Disney’s latest movie, Moana, is an adventure film. It follows the titular young woman as she sails off to recruit the demigod Maui to help her save her people by restoring the heart of Te Fiti .

1—Great Effects

Moana is a beautiful film, with water that looks like water—no easy feat to animate. The hair looks great too. There’s also a lava demon, ship battles, a ghost manta ray, a glowing monster-world, and always beautiful scenery.

Then there’s Maui’s living tattoos. They’re so much fun and a lot of the humor in the film comes from watching him interact with his smaller tattoo-self.

2—In the Details

This is a world that feels real. The details in dress and tattoos and customs, in the flora, and most especially in the boats, all their rigging and everything. I don’t know what any of it’s called but there’s a lot of it and it all seems to serve a purpose.
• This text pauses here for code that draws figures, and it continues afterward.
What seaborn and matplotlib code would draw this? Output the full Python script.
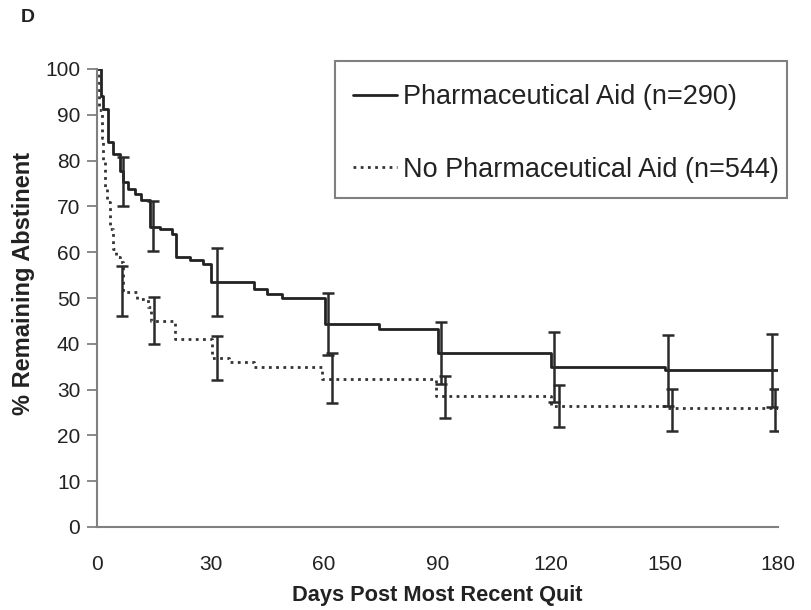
import numpy as np
import pandas as pd
import matplotlib
matplotlib.use("Agg")
import matplotlib.pyplot as plt
from matplotlib.patches import Rectangle
import seaborn as sns

# ---- data ----
pharm_days = [0, 1.0, 1.6, 2.9, 4.2, 6.0, 6.8, 8.2, 10.0, 11.6, 14.0, 16.7, 19.8, 21.0,
              24.6, 28.0, 30.0, 41.6, 45.0, 49.0, 60.3, 74.5, 90.0, 120.0, 150.0, 180.0]
pharm_pct = [100, 94, 91.2, 84, 81.4, 77.7, 75.3, 73.7, 72.6, 71.5, 65.6, 65, 63.9, 58.9,
             58.2, 57.5, 53.6, 52, 50.8, 50.1, 44.4, 43.3, 38, 35, 34.2, 34.2]

nopharm_days = [0, 0.5, 1.2, 1.6, 2.0, 2.6, 3.4, 4.2, 5.0, 6.0, 6.8, 10.7, 13.4, 14.2,
                20.5, 30.3, 35.0, 41.6, 59.5, 89.5, 120.0, 150.5, 180.0]
nopharm_pct = [100, 91, 85, 80, 74, 71, 65, 60.6, 59, 57.8, 51.4, 49.7, 48.1, 44.9,
               41, 37, 36.1, 35, 32.4, 28.5, 26.5, 26.0, 25.8]

pharm_err_days = [6.9, 14.8, 31.7, 61.0, 91.0, 120.8, 151.0, 178.4]
pharm_err_mid = [75.3, 65.6, 53.6, 44.4, 38.0, 35.0, 34.2, 34.2]
pharm_err_lo = [70.0, 60.2, 46.0, 37.6, 31.3, 27.4, 26.4, 26.2]
pharm_err_hi = [80.7, 71.1, 61.0, 51.2, 44.8, 42.6, 42.0, 42.2]

nopharm_err_days = [6.6, 15.0, 31.7, 62.0, 92.0, 122.0, 152.0, 179.2]
nopharm_err_mid = [51.4, 45.0, 37.0, 32.4, 28.5, 26.5, 26.0, 25.8]
nopharm_err_lo = [46.0, 40.0, 32.2, 27.0, 23.8, 21.9, 21.0, 21.0]
nopharm_err_hi = [56.9, 50.3, 41.6, 38.0, 33.0, 31.0, 30.2, 30.2]

x_ticks = [0, 30, 60, 90, 120, 150, 180]
y_ticks = [0, 10, 20, 30, 40, 50, 60, 70, 80, 90, 100]
label_pharm = "Pharmaceutical Aid (n=290)"
label_nopharm = "No Pharmaceutical Aid (n=544)"

sns.set_theme(style="white")
plt.rcParams['font.family'] = ['Liberation Sans', 'DejaVu Sans']

W, H = 811, 610
fig = plt.figure(figsize=(W / 100, H / 100), dpi=100)
ax = fig.add_axes([97/W, (H-527)/H, (778-97)/W, (527-69)/H])

df_p = pd.DataFrame({"day": pharm_days, "pct": pharm_pct})
df_n = pd.DataFrame({"day": nopharm_days, "pct": nopharm_pct})

sns.lineplot(data=df_p, x="day", y="pct", ax=ax, drawstyle="steps-post",
             color="#222222", lw=2.0, label=label_pharm, estimator=None, sort=False)
sns.lineplot(data=df_n, x="day", y="pct", ax=ax, drawstyle="steps-post",
             color="#333333", lw=2.0, linestyle=(0, (1, 1.6)), label=label_nopharm,
             estimator=None, sort=False)

err_col = "#2a2a2a"
for d, m, lo, hi in [(pharm_err_days, pharm_err_mid, pharm_err_lo, pharm_err_hi),
                     (nopharm_err_days, nopharm_err_mid, nopharm_err_lo, nopharm_err_hi)]:
    m = np.array(m); lo = np.array(lo); hi = np.array(hi)
    ax.errorbar(d, m, yerr=[m - lo, hi - m], fmt="none", ecolor=err_col,
                elinewidth=1.8, capsize=4, capthick=1.8, zorder=3)

ax.set_xlim(0, 180)
ax.set_ylim(0, 100)
ax.set_xticks(x_ticks)
ax.set_yticks(y_ticks)
ax.set_xticklabels([str(v) for v in x_ticks])
ax.set_yticklabels([str(v) for v in y_ticks])
ax.tick_params(axis="y", direction="out", length=7, width=1.3, color="#808080",
               pad=5, labelsize=15, labelcolor="#222222", left=True)
ax.tick_params(axis="x", length=0, pad=20, labelsize=15, labelcolor="#222222")

sns.despine(ax=ax)
for s in ["left", "bottom"]:
    ax.spines[s].set_color("#808080")
    ax.spines[s].set_linewidth(1.5)

ax.set_xlabel("Days Post Most Recent Quit", fontsize=15.7, fontweight="bold",
              color="#222222", labelpad=8)
ax.set_ylabel("% Remaining Abstinent", fontsize=17, fontweight="bold",
              color="#222222")
ax.yaxis.set_label_coords((35 - 97) / 681, (527 - 283) / 458)

# legend (frame drawn separately to match the reference box)
leg = ax.legend(loc="upper left", bbox_to_anchor=(330/W, 1 - 61/H),
                bbox_transform=fig.transFigure, borderaxespad=0, fontsize=19.5,
                frameon=False, labelspacing=1.72, borderpad=0.85, handlelength=1.63,
                handletextpad=0.22)
for t in leg.get_texts():
    t.set_color("#222222")
fig.patches.append(Rectangle((335/W, 1 - 198/H), (787-335)/W, (198-61)/H,
                             transform=fig.transFigure, fill=False,
                             edgecolor="#808080", linewidth=1.5, zorder=5))

fig.text(28/W, 1 - 17/H, "D", fontsize=14, fontweight="bold",
         color="#222222", ha="center", va="center")

fig.savefig("out.png", dpi=100, facecolor="white")
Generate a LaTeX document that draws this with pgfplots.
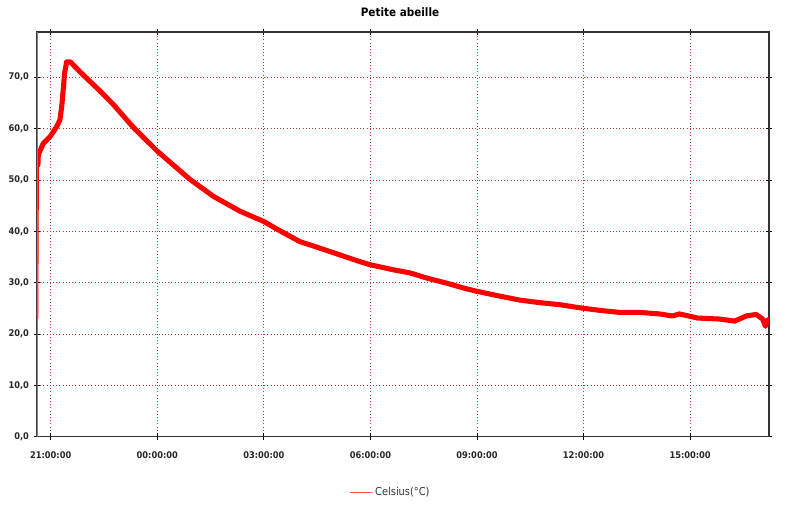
\documentclass[border=0pt]{standalone}
\usepackage{fontspec}
\usepackage{graphicx}
\usepackage{pgfplots}
\pgfplotsset{compat=1.18}
\setmainfont{DejaVu Sans Condensed}
\definecolor{gridred}{RGB}{190,50,50}
\definecolor{legred}{RGB}{255,90,90}
\begin{document}
\begin{tikzpicture}
\useasboundingbox (-27.75pt,-50.5pt) rectangle (572.25pt,327.5pt);
\begin{axis}[
  at={(0pt,0pt)}, anchor=south west,
  scale only axis, width=549pt, height=303.5pt,
  xmin=-0.386, xmax=20.22, ymin=0, ymax=78.8,
  xtick={0,3,6,9,12,15,18},
  xticklabels={21:00:00,00:00:00,03:00:00,06:00:00,09:00:00,12:00:00,15:00:00},
  ytick={0,10,20,30,40,50,60,70},
  /pgf/number format/assume math mode=true,
  /pgf/number format/use comma,
  /pgf/number format/fixed,
  /pgf/number format/fixed zerofill,
  /pgf/number format/precision=1,
  tick label style={font=\bfseries\fontsize{6.9}{7.5}\selectfont, text=black!85},
  xticklabel style={yshift=-5pt},
  tick align=center, major tick length=5pt,
  tick style={black, line width=0.6pt},
  grid=major,
  major grid style={gridred, dotted, line width=0.6pt},
  axis line style={black!80, line width=1pt},
  legend style={at={(axis description cs:0.4836,-0.1367)}, anchor=center, draw=none, fill=none,
    font=\fontsize{8.2}{9}\selectfont, text=black!80},
  legend cell align=left,
]
\addplot[red, line width=1.6pt, forget plot] coordinates {
(-0.38,23.0) (-0.38,23.4) (-0.37,40.0) (-0.36,52.9)
};
\addplot[red, line width=3.8pt, line join=round, line cap=round,
  legend image code/.code={\draw[legred, line width=0.6pt] (0pt,0pt) -- (16.5pt,0pt);}]
coordinates {
(-0.36,52.9) (-0.35,54.9) (-0.21,57.1) (-0.02,58.4) (0.17,60.4) (0.26,61.7)
(0.31,64.3) (0.36,68.2) (0.39,70.8) (0.45,73.0) (0.55,73.0) (0.83,71.0)
(1.39,67.3) (1.76,64.7) (2.33,60.2) (3.00,55.6) (3.92,50.1) (4.58,46.8)
(5.33,43.9) (6.00,41.9) (6.45,40.1) (7.01,38.0) (7.58,36.7) (8.14,35.4)
(8.70,34.1) (8.98,33.5) (9.64,32.5) (10.11,31.9) (10.58,30.9) (11.14,29.9)
(11.70,28.8) (12.00,28.3) (12.55,27.5) (13.20,26.6) (13.76,26.1) (14.33,25.7)
(14.89,25.1) (15.45,24.6) (16.01,24.2) (16.57,24.2) (17.14,23.9) (17.50,23.5)
(17.70,23.9) (18.21,23.1) (18.83,22.9) (19.25,22.5) (19.58,23.5) (19.86,23.8)
(20.04,22.9) (20.12,21.5) (20.19,22.8) (20.25,22.8)
};
\addlegendentry{Celsius(°C)}
\draw[gray, line width=1.5pt] (rel axis cs:0,0) -- (rel axis cs:0,1);
\end{axis}
\node[font=\bfseries\fontsize{8.7}{10}\selectfont] at (272.25pt,318.5pt) {Petite abeille};
\end{tikzpicture}
\end{document}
Then there’s the details in the story. Like the use of a dream to establish the stakes without having to actually destroy an island full of people. And one of my favorite parts is Grandma Tala telling the story of the heart of Te Fiti at the beginning of the story. Or the subtle movements that give the non-speaking, non-face-having ocean spirit personality.

3—The Battles

The battles are awesome. There’s pirate coconuts (yes really, they’re vicious and adorable) with a giant spiky vessel. There’s a giant blinged-out crab monster. And there’s two fights with Te Ka, the giant lava demon. All the fights feel big, but the fights with Te Ka especially feel epic. Best of all, Moana is proactive in all these fights, not just a damsel waiting to be rescued.

Conclusion

I loved this movie. The songs were great, “You’re Welcome” in particular is an earwig. But mostly I loved how brave Moana was. I can understand feeling torn between responsibility to family and what calls to you. And I like that at the end Moana makes a deliberate choice instead of just being chosen.